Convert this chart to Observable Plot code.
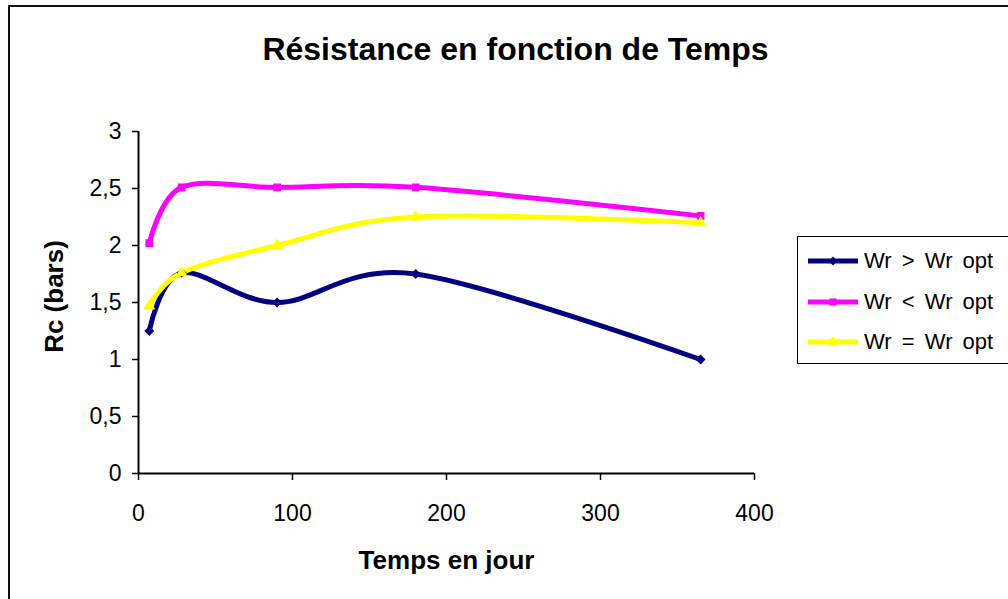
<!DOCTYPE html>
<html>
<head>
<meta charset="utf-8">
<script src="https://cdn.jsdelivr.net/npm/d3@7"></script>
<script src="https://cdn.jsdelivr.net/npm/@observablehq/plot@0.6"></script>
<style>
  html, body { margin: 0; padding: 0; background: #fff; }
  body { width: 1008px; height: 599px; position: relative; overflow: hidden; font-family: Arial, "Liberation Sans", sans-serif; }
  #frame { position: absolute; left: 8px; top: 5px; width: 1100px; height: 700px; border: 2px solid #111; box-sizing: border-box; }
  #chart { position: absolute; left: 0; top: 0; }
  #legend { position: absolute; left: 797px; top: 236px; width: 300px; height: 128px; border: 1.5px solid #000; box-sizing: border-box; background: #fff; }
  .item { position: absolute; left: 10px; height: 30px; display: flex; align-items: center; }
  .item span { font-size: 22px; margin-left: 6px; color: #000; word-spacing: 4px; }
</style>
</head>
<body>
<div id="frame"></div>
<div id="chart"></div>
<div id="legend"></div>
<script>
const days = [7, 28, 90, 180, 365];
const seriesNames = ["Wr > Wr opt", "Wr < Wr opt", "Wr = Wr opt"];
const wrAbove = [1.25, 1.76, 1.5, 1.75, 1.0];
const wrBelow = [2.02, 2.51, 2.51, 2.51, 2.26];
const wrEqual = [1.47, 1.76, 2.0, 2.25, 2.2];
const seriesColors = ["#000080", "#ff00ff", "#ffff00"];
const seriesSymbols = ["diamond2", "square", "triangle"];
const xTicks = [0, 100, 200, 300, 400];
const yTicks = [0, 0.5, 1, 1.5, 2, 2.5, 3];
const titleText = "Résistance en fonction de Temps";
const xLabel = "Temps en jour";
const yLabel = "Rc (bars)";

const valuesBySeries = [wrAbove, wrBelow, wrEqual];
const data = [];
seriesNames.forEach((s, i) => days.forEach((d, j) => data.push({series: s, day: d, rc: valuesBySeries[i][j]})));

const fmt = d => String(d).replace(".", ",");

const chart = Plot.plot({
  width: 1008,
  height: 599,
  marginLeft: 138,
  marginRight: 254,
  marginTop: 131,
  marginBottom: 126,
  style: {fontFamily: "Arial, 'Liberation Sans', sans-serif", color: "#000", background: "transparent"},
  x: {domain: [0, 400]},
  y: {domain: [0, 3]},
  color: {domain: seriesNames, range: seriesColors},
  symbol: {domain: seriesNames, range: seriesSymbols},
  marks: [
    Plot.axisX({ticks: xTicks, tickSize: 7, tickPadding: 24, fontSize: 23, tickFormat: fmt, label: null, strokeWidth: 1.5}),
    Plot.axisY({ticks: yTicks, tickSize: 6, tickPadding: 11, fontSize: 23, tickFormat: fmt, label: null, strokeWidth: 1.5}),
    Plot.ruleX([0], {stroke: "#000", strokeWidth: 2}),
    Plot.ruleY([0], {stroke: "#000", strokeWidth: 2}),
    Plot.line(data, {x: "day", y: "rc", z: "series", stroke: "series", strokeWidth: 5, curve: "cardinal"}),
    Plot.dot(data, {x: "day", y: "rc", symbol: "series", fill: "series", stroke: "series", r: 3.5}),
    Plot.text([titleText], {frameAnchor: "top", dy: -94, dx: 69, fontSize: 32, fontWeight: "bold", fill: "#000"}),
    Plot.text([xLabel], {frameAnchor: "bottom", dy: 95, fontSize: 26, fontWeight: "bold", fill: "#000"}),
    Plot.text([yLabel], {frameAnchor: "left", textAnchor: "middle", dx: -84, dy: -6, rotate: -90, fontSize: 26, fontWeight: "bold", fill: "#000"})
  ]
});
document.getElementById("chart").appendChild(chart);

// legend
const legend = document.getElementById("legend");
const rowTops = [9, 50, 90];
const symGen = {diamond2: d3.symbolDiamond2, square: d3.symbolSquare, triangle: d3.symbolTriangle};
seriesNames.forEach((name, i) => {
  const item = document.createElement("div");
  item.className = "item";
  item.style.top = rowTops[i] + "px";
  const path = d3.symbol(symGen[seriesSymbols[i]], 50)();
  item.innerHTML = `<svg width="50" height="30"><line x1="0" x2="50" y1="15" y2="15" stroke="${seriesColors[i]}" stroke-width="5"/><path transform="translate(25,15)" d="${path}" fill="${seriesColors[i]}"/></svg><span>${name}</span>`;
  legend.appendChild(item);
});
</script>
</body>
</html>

════

*Request*
From the listing, tally every line with the word "chart" in it and give only the tally.

*Solution to this task*
5